• The request: Extract the lines that hold the string "React".

• Figure scripts:
..............................

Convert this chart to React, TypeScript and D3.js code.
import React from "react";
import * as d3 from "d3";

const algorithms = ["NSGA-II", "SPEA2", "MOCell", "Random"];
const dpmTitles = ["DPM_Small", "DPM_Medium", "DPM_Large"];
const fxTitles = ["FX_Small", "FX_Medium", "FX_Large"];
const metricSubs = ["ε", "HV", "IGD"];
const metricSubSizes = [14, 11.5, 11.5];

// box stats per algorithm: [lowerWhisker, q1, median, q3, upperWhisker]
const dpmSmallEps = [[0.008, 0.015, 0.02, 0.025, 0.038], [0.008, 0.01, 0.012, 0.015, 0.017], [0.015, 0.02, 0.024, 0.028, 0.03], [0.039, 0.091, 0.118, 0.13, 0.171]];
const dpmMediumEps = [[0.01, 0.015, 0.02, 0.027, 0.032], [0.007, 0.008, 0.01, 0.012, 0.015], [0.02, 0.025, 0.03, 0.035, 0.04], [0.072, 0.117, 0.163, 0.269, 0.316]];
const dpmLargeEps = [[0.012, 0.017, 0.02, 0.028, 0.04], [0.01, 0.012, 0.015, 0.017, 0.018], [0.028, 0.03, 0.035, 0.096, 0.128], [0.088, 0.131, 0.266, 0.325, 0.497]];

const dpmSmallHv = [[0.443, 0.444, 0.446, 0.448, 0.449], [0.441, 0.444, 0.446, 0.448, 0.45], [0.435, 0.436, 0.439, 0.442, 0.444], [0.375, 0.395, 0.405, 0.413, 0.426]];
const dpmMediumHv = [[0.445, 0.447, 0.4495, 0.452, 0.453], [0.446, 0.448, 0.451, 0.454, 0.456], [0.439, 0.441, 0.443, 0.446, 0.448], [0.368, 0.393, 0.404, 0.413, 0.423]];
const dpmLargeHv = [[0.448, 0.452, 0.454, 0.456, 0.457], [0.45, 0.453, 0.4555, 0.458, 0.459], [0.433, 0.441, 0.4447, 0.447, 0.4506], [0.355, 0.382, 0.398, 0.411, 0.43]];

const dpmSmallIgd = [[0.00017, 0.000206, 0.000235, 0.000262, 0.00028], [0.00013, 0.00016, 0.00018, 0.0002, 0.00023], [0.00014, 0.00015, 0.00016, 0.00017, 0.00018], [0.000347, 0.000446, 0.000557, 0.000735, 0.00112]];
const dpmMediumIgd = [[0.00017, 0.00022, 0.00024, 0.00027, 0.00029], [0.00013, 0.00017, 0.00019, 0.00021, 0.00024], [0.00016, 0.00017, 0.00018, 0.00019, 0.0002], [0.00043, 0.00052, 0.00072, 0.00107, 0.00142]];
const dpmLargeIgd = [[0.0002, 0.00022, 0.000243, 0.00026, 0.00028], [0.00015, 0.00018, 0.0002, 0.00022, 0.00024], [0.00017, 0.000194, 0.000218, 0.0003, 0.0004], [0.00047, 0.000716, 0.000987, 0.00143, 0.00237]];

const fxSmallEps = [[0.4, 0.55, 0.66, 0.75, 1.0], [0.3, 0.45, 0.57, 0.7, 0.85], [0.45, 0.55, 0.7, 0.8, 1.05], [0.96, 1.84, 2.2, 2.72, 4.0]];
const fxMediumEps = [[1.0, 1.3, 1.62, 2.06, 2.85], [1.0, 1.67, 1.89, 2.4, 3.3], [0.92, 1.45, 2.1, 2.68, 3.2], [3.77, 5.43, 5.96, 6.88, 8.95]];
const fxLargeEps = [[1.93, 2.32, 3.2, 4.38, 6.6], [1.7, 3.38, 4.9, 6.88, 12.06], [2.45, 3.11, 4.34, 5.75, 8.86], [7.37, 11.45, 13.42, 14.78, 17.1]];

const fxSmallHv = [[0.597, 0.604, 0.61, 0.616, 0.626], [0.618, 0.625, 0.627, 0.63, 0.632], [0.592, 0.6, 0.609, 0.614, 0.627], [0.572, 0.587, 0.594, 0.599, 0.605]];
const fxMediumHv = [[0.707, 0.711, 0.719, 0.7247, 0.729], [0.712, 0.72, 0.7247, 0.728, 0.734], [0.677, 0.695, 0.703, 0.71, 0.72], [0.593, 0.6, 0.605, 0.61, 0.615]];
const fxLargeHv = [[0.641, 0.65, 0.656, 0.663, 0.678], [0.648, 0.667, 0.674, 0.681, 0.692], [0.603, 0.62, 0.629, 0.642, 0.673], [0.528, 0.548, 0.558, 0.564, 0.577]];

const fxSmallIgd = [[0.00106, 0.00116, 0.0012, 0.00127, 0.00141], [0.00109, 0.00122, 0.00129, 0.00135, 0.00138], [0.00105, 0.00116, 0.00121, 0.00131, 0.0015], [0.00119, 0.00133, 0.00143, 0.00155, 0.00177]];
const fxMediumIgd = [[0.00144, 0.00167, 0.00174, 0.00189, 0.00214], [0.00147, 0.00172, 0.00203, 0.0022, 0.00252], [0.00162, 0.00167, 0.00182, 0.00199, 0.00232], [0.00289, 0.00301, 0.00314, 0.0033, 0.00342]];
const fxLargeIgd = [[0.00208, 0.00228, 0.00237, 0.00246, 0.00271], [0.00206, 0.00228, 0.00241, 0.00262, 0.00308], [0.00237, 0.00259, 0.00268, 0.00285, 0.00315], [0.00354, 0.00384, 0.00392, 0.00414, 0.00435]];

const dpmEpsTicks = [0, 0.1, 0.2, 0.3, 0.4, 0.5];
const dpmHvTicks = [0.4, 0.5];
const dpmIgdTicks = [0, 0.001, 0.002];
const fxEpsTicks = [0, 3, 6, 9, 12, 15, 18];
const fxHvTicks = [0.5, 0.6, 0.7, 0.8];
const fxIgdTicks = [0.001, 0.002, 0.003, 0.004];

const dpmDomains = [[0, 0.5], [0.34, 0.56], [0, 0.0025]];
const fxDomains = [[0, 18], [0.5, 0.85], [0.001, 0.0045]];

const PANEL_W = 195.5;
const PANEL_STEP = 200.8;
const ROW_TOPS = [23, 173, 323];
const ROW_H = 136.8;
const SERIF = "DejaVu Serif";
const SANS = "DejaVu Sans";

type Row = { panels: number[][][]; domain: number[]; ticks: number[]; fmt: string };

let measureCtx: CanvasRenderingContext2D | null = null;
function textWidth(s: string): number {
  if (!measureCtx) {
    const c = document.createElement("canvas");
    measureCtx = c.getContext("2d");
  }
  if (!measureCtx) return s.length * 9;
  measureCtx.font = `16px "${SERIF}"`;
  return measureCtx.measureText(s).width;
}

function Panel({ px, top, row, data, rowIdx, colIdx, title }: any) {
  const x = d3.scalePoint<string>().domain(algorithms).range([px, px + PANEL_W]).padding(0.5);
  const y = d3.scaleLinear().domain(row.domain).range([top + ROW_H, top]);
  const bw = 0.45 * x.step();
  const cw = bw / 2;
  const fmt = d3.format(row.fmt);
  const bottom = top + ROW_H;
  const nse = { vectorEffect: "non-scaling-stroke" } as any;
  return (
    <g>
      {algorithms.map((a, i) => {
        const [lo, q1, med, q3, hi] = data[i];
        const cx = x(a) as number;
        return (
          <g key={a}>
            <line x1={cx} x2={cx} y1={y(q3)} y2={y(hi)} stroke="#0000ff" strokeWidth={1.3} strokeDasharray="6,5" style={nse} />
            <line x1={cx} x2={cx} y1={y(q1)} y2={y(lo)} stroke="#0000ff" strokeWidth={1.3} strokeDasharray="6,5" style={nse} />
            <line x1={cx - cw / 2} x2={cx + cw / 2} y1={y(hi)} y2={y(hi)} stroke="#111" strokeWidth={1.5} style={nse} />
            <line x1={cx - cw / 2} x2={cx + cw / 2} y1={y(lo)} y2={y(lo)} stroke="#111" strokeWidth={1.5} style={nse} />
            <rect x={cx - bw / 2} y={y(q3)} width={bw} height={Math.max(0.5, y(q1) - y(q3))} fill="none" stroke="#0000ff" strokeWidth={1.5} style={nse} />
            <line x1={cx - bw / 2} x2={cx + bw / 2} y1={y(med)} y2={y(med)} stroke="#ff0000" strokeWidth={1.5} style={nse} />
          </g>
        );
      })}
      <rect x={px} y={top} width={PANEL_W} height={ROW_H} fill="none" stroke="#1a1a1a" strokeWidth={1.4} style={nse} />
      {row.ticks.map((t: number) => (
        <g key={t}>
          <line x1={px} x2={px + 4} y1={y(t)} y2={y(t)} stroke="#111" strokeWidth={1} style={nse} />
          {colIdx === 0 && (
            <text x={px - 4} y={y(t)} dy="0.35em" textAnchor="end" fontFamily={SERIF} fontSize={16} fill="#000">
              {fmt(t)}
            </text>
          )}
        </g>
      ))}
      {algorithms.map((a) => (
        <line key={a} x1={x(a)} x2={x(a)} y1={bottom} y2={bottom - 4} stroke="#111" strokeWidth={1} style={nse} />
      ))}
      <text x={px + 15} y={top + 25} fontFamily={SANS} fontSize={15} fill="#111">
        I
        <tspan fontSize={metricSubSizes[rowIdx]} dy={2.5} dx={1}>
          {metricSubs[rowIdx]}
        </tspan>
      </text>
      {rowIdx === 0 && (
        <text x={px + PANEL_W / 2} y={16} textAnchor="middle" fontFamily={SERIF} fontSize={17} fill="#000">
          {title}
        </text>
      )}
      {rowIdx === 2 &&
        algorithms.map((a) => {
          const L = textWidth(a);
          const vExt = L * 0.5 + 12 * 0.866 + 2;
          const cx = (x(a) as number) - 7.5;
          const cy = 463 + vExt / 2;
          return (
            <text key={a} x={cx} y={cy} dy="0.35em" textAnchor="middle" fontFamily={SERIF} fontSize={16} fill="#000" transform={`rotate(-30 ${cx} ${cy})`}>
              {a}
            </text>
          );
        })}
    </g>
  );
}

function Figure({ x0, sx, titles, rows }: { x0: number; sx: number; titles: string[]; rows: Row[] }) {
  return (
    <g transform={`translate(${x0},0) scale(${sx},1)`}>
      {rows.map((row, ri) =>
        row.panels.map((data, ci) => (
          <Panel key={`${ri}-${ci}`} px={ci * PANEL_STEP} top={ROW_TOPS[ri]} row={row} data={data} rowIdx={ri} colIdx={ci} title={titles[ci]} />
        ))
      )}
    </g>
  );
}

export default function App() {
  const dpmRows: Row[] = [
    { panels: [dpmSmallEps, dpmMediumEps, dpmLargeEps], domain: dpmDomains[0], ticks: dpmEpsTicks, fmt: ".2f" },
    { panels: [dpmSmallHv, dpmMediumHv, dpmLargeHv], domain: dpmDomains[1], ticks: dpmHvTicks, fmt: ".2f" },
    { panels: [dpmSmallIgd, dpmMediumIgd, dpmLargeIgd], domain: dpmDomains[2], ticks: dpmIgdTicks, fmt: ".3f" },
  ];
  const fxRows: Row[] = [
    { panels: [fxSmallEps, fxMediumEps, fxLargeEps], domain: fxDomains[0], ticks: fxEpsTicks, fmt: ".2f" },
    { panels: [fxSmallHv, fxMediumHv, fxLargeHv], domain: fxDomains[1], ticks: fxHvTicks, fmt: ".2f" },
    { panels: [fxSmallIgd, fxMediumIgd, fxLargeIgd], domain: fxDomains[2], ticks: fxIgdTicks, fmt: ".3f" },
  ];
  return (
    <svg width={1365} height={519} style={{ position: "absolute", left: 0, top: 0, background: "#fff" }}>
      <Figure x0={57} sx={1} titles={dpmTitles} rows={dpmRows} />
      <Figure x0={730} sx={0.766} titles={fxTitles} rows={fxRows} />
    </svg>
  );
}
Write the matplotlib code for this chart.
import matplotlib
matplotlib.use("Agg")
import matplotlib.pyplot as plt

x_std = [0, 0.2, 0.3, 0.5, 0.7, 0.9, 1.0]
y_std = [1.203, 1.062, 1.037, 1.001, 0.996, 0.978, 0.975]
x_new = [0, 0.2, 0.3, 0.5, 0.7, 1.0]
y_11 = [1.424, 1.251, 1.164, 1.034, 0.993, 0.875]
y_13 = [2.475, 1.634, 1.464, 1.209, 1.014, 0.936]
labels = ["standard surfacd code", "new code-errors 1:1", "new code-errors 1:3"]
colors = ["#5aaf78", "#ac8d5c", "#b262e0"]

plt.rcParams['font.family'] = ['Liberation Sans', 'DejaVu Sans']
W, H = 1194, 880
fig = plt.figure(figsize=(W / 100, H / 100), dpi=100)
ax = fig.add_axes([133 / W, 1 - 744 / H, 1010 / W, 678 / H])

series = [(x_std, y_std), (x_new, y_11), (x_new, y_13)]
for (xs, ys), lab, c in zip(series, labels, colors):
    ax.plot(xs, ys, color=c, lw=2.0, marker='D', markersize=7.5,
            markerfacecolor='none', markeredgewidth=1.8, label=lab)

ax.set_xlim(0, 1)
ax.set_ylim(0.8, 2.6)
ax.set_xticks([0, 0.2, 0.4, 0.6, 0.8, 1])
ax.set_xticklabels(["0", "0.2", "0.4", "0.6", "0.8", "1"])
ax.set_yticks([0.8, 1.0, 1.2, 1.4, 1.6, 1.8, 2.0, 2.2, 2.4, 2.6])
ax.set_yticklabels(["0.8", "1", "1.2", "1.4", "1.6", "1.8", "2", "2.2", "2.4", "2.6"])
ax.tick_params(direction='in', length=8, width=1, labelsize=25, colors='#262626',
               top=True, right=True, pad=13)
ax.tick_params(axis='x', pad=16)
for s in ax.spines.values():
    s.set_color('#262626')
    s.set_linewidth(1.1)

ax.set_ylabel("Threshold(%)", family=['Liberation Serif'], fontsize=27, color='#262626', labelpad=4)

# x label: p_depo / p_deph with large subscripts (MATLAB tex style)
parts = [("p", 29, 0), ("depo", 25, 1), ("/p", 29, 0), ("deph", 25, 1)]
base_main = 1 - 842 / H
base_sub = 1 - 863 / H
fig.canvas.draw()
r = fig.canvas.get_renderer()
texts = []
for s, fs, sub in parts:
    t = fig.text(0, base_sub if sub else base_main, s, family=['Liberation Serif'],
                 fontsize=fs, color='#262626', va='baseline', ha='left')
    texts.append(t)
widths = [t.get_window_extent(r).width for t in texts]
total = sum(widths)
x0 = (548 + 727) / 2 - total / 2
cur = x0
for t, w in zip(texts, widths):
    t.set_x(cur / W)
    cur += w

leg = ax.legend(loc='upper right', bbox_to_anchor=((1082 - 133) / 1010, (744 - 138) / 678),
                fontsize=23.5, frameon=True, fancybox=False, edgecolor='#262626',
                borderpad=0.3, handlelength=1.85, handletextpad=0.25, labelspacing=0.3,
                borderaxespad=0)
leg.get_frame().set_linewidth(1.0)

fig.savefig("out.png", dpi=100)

..............................

• Completed exercise:
Convert this chart to React, TypeScript and D3.js code.
import React from "react";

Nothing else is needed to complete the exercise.